[SET EXERCISE] In the data below, locate the line containing "Emit a LaTeX" and the line containing "(0,0) rectangle (432,794);", then retype both and everything between them exactly. Pictures are not part of the copy.

[EXERCISE DATA]
+--

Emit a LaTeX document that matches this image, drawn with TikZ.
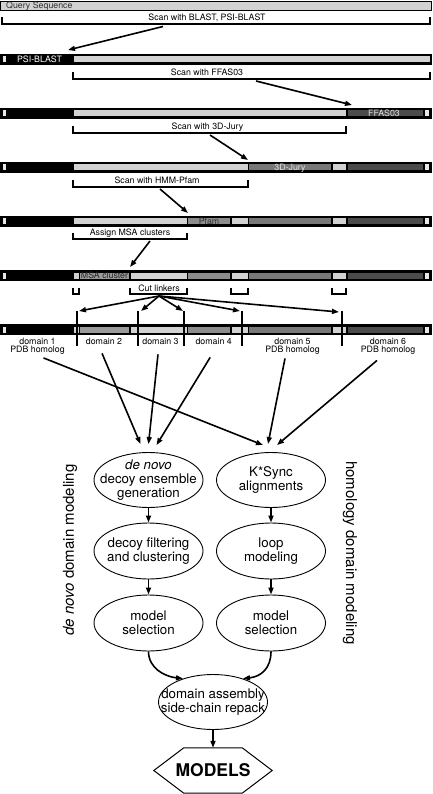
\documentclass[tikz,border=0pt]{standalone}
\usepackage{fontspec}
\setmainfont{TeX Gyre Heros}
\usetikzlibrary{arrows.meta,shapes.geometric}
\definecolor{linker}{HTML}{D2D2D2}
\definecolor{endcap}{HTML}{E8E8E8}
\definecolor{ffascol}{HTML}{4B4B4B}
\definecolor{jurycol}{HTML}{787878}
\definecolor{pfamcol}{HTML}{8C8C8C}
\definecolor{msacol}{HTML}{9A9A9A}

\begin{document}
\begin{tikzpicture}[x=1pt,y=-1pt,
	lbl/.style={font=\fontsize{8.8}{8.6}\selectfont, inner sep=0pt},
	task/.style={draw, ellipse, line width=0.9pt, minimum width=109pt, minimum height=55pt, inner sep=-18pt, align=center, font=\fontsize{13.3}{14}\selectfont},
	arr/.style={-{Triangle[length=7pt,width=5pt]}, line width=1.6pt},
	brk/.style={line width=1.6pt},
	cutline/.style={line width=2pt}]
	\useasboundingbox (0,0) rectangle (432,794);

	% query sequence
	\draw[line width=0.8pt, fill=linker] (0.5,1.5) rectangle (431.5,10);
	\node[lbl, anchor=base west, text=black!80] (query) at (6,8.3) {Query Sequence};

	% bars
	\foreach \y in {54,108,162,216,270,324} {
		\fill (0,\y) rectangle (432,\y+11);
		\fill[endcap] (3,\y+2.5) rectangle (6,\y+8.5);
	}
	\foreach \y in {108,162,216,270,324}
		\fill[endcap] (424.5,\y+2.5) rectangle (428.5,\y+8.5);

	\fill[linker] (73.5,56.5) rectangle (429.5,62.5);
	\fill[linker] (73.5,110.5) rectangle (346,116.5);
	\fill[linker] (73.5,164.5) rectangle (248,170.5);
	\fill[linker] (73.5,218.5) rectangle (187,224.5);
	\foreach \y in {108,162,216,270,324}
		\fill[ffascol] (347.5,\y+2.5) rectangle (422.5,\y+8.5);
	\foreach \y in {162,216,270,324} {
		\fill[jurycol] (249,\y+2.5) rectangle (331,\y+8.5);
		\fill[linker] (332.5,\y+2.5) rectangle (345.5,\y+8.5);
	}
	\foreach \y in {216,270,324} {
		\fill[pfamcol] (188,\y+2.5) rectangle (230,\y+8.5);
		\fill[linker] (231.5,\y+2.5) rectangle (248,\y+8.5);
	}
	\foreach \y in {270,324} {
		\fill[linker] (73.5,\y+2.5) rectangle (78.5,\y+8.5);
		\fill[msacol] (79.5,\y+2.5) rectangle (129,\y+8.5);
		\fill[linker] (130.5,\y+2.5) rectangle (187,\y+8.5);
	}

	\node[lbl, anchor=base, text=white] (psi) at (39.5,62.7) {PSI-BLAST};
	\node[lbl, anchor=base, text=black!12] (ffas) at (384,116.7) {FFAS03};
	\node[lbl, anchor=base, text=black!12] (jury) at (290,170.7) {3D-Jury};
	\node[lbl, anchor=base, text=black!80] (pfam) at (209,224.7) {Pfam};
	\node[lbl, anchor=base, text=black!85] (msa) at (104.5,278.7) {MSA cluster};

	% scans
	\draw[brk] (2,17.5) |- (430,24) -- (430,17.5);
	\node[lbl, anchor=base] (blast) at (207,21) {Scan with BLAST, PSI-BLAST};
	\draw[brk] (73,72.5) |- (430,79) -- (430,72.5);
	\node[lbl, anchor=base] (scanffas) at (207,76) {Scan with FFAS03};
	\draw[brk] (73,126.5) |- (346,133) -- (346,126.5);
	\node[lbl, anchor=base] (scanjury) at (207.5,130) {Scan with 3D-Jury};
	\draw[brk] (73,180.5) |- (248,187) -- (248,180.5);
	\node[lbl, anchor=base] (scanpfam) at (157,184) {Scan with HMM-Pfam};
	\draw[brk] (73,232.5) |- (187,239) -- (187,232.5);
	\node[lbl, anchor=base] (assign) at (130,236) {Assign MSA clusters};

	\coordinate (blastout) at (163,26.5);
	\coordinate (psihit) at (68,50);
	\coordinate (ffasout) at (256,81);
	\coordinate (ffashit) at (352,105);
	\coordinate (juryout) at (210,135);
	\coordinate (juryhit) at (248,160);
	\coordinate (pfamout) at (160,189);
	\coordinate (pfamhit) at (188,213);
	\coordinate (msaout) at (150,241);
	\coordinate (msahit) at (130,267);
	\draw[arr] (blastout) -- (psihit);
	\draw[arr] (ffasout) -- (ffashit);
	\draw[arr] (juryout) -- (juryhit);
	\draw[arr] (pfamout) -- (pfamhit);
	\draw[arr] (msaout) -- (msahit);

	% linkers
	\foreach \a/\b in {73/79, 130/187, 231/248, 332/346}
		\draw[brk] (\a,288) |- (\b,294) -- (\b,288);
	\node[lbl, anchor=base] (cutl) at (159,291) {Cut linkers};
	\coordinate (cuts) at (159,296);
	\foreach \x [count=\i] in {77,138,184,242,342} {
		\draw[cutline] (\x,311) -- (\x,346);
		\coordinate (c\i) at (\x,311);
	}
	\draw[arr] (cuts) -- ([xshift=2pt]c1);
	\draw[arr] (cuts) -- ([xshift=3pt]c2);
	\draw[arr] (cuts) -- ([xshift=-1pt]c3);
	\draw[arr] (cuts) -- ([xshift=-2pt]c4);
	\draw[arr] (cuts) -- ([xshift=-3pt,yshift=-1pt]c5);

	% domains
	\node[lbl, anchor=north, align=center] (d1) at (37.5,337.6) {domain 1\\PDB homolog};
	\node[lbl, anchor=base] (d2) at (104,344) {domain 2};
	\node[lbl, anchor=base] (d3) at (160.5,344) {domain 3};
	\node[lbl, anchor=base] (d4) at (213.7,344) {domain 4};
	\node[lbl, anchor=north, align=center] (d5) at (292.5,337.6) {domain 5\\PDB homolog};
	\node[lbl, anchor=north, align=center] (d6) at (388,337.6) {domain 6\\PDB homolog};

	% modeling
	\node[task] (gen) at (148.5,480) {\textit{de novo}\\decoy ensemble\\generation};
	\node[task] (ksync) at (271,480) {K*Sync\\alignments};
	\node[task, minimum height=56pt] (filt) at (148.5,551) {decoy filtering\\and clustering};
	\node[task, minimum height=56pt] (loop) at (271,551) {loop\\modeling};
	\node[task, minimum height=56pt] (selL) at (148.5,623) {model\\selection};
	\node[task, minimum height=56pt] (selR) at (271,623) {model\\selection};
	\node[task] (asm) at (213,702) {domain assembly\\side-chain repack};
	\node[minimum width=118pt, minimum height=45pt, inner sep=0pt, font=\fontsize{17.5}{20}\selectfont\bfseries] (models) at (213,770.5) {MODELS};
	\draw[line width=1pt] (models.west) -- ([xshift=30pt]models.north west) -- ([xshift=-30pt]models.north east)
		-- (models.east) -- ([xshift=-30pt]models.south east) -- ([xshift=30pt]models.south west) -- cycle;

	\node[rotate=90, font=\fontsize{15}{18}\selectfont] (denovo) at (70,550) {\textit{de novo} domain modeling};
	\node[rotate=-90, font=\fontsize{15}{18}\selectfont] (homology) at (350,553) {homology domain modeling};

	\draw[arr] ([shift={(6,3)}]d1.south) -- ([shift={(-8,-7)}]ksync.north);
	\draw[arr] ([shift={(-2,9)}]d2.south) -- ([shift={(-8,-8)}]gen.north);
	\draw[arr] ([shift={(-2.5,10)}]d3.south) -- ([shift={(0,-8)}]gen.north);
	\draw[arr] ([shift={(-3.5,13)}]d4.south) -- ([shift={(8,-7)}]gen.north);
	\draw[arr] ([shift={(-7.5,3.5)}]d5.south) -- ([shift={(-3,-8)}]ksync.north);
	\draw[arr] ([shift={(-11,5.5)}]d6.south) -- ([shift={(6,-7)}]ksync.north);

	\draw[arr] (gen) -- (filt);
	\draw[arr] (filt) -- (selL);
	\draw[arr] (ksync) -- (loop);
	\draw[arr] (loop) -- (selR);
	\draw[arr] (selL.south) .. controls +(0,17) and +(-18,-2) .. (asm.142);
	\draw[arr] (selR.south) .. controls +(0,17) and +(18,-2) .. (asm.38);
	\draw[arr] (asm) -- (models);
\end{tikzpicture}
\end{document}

+--

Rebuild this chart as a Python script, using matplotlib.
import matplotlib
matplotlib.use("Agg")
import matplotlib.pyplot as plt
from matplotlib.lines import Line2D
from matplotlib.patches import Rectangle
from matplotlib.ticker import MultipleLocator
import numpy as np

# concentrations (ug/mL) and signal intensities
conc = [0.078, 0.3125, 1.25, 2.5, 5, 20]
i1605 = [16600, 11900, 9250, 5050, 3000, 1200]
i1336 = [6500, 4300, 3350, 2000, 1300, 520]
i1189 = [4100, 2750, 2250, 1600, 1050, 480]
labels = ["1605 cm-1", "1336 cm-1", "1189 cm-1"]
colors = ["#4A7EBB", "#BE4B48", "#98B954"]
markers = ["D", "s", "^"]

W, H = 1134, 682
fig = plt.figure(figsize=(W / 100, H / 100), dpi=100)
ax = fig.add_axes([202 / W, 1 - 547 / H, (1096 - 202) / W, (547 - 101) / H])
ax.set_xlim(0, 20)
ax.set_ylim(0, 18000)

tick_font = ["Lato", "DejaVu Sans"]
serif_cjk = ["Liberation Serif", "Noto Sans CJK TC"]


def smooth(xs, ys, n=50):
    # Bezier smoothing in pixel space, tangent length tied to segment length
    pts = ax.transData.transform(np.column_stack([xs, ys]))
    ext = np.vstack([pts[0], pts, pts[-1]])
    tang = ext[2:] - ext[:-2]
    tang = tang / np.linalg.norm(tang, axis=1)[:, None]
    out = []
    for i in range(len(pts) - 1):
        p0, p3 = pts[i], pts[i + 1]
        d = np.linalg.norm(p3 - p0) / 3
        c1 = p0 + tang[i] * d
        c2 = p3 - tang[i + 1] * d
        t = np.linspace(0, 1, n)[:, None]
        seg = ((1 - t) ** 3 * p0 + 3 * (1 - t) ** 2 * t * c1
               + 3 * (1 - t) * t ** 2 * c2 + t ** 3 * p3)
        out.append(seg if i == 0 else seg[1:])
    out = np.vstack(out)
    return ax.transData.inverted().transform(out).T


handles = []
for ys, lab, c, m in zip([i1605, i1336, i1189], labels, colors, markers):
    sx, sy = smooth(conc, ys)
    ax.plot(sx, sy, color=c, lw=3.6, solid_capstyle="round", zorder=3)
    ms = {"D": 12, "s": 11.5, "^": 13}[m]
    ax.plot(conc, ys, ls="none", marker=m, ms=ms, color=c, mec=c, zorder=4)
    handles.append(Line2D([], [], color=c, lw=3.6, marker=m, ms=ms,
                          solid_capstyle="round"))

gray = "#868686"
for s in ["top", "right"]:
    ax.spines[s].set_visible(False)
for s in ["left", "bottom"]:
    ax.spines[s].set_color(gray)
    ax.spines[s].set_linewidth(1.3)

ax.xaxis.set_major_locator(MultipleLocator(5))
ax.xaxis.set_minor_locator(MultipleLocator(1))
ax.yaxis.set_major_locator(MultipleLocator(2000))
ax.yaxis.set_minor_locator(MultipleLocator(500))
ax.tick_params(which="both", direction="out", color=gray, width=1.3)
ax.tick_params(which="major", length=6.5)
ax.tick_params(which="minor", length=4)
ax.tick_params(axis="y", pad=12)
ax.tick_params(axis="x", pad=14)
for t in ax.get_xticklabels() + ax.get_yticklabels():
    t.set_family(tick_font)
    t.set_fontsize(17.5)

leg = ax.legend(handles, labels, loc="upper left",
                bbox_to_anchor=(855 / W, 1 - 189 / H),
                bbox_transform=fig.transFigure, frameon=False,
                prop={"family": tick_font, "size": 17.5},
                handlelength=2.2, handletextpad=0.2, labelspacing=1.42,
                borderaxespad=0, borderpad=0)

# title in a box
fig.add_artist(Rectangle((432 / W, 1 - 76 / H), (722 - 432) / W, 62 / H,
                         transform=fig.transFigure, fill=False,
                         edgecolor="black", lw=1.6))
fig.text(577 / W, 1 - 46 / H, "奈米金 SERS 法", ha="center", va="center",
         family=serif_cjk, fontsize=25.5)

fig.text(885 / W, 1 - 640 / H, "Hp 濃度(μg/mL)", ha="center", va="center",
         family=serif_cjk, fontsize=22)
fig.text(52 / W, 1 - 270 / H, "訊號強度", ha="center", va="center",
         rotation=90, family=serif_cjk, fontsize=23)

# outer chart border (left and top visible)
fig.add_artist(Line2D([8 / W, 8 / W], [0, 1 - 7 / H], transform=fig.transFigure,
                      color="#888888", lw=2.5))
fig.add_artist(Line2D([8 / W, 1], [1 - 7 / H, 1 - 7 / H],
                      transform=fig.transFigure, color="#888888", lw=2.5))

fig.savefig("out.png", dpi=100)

+--

[COMPLETED EXERCISE]
Emit a LaTeX document that matches this image, drawn with TikZ.
\documentclass[tikz,border=0pt]{standalone}
\usepackage{fontspec}
\setmainfont{TeX Gyre Heros}
\usetikzlibrary{arrows.meta,shapes.geometric}
\definecolor{linker}{HTML}{D2D2D2}
\definecolor{endcap}{HTML}{E8E8E8}
\definecolor{ffascol}{HTML}{4B4B4B}
\definecolor{jurycol}{HTML}{787878}
\definecolor{pfamcol}{HTML}{8C8C8C}
\definecolor{msacol}{HTML}{9A9A9A}

\begin{document}
\begin{tikzpicture}[x=1pt,y=-1pt,
	lbl/.style={font=\fontsize{8.8}{8.6}\selectfont, inner sep=0pt},
	task/.style={draw, ellipse, line width=0.9pt, minimum width=109pt, minimum height=55pt, inner sep=-18pt, align=center, font=\fontsize{13.3}{14}\selectfont},
	arr/.style={-{Triangle[length=7pt,width=5pt]}, line width=1.6pt},
	brk/.style={line width=1.6pt},
	cutline/.style={line width=2pt}]
	\useasboundingbox (0,0) rectangle (432,794);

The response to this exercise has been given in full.